The most underrated skill in Mahjong isn’t building a beautiful hand — it’s reading what everyone else is building. Experienced players treat the discard pool like an open book. Here’s how to start reading it.
The First Four Discards
When a player discards an honour tile (wind or dragon) in their first two turns, they’re signalling a clean start — they drew honours they can’t use and are going for a tile-efficient hand. Pay attention.
When someone discards a middle tile (4, 5, or 6 of any suit) early, that’s unusual. They may be going for an honours-heavy hand, or they drew a very specific sequence and that tile was redundant. Either way, that suit might be safe to throw back at them later.
Tracking Suit Density
Watch which suits are appearing in the discard pool and which aren’t. If three players are throwing away Bamboo early, the fourth player hoarding Bamboo is almost certainly building in that suit. Don’t feed them.
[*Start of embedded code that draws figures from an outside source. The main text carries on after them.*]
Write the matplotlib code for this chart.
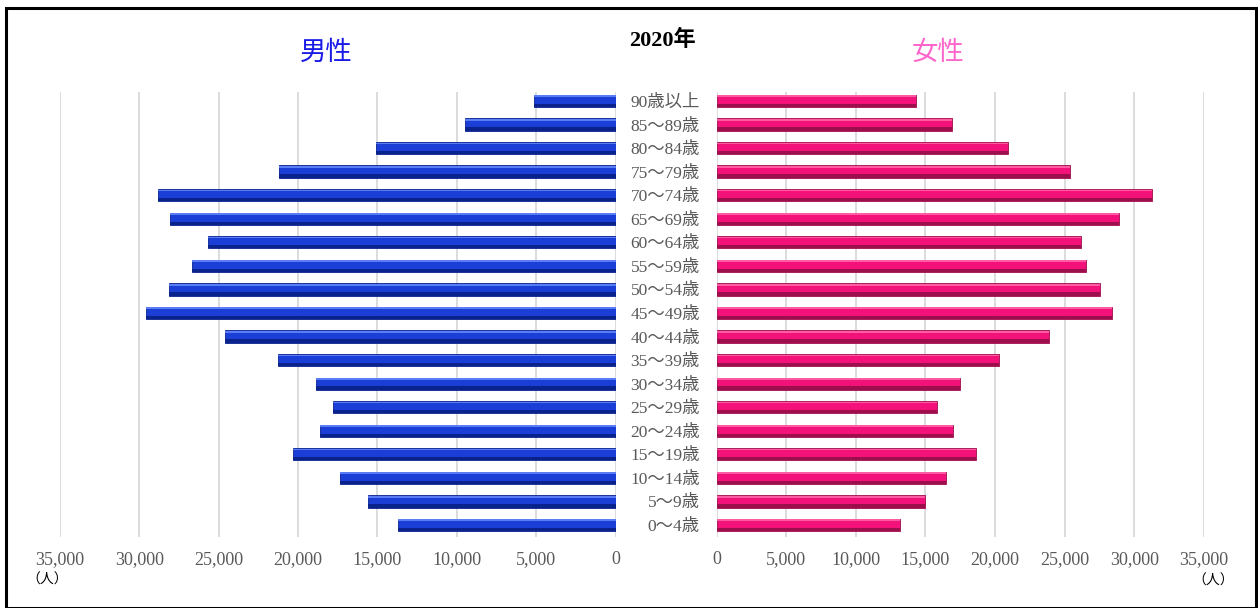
import matplotlib.pyplot as plt
import matplotlib.patches as mpatches
import numpy as np

# 年齢階級（下から上へ）
ages = ["0～4歳", "5～9歳", "10～14歳", "15～19歳", "20～24歳", "25～29歳",
        "30～34歳", "35～39歳", "40～44歳", "45～49歳", "50～54歳", "55～59歳",
        "60～64歳", "65～69歳", "70～74歳", "75～79歳", "80～84歳", "85～89歳",
        "90歳以上"]
male = [13720, 15590, 17350, 20290, 18630, 17830, 18880, 21250, 24610, 29570,
        28120, 26670, 25660, 28070, 28850, 21190, 15100, 9480, 5130]
female = [13180, 15000, 16490, 18620, 16970, 15860, 17470, 20250, 23860, 28390,
          27550, 26520, 26160, 28890, 31290, 25370, 20920, 16920, 14330]
ticks = [0, 5000, 10000, 15000, 20000, 25000, 30000, 35000]
tick_labels = ["{:,}".format(t) for t in ticks]

W, H = 1258, 608
fig = plt.figure(figsize=(W / 100, H / 100), dpi=100)
fig.patch.set_facecolor("white")

serif = ["Liberation Serif", "Noto Sans CJK JP"]
gray = "#595959"

def px(x0, x1, ytop, ybot):
    return [x0 / W, (H - ybot) / H, (x1 - x0) / W, (ybot - ytop) / H]

ax_l = fig.add_axes(px(60, 615.5, 92, 537))
ax_r = fig.add_axes(px(716.5, 1204, 92, 537))

y = np.arange(len(ages))
h = 0.52

def draw_bars(ax, vals, base, dark, light):
    ax.barh(y, vals, height=h, color=base, edgecolor=dark, linewidth=0.6, zorder=3)
    ax.barh(y - h / 2 + 0.07, vals, height=0.14, color=dark, linewidth=0, zorder=4)
    ax.barh(y + h / 2 - 0.06, vals, height=0.07, color=light, linewidth=0, zorder=4)

draw_bars(ax_l, male, "#1a3ed6", "#0a228c", "#5a7cf5")
draw_bars(ax_r, female, "#f2127a", "#9c0f4c", "#ff5aa2")

for ax in (ax_l, ax_r):
    ax.set_ylim(-0.51, 18.38)
    ax.set_xticks(ticks, labels=tick_labels)
    ax.grid(axis="x", color="#d9d9d9", linewidth=1.3, zorder=0)
    ax.set_axisbelow(True)
    for s in ax.spines.values():
        s.set_visible(False)
    ax.tick_params(axis="x", length=0, pad=10, labelcolor=gray, labelsize=13)
    for lab in ax.get_xticklabels():
        lab.set_family(serif)

ax_l.set_xlim(35000, 0)
ax_r.set_xlim(0, 35000)
ax_l.set_yticks([])
ax_r.set_yticks(y, labels=ages)
ax_r.tick_params(axis="y", length=0, pad=12, labelcolor=gray, labelsize=12.5)
for lab in ax_r.get_yticklabels():
    lab.set_family(serif)

fig.text(662 / W, 1 - 40 / H, "2020年", ha="center", va="center", fontsize=16,
         fontweight="bold", family=serif, color="black")
fig.text(326 / W, 1 - 52 / H, "男性", ha="center", va="center", fontsize=19,
         family=["Noto Sans CJK JP"], color="#1a1ae6")
fig.text(938 / W, 1 - 52 / H, "女性", ha="center", va="center", fontsize=19,
         family=["Noto Sans CJK JP"], color="#ff66cc")
fig.text(47 / W, 1 - 580 / H, "（人）", ha="center", va="center", fontsize=10,
         family=["Noto Sans CJK JP"], color="black")
fig.text(1213 / W, 1 - 581 / H, "（人）", ha="center", va="center", fontsize=10,
         family=["Noto Sans CJK JP"], color="black")

fig.patches.append(mpatches.Rectangle((6 / W, 0.5 / H), 1250 / W, (H - 8.5) / H,
                                      transform=fig.transFigure, fill=False,
                                      edgecolor="black", linewidth=2.2))

fig.savefig("out.png", dpi=100)
plt.close(fig)
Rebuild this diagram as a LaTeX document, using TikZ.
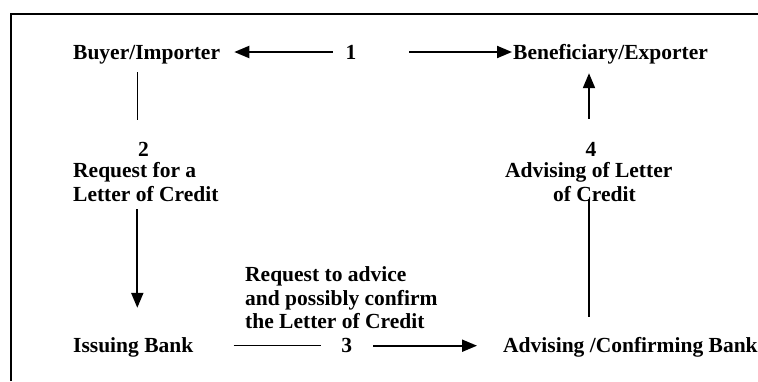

A simple mental model: dense in discards = safe to throw; absent from discards = dangerous.
Terminal Tiles
High terminals (1s and 9s) are the most commonly discarded tiles in the game — they’re hard to incorporate into sequences. If a player is holding their 1s and 9s past the midgame, they likely need them for a specific hand pattern, often one that scores higher.
When Someone Goes Quiet
Early in the game, players tend to discard quickly and naturally. When a player starts taking longer — pausing before each discard, picking up and putting down — they’re getting close. Start tracking what you’ve thrown at them and be more careful.
Defensive Discarding
When you sense a player is close to winning, switch to safe tiles:
- Tiles already in their discard pile (called “genbutsu” in Japanese Mahjong) — they almost certainly can’t want more of what they’ve already thrown
- Honour tiles that haven’t appeared in anyone’s discards yet — safer than feeding a sequence
- Tiles that match what other players have discarded — likely safe across the board
The Real Skill Gap
Beginners play their own hand. Intermediate players play their hand while watching one opponent. Strong players track all three opponents simultaneously and make decisions that balance offence and defence.
You don’t get there overnight — but you get there by actively looking, every game, rather than just focusing on your own tiles.
Start with one thing: before you discard each turn, glance at all three discard pools. Just look. Over time, the patterns will start speaking to you.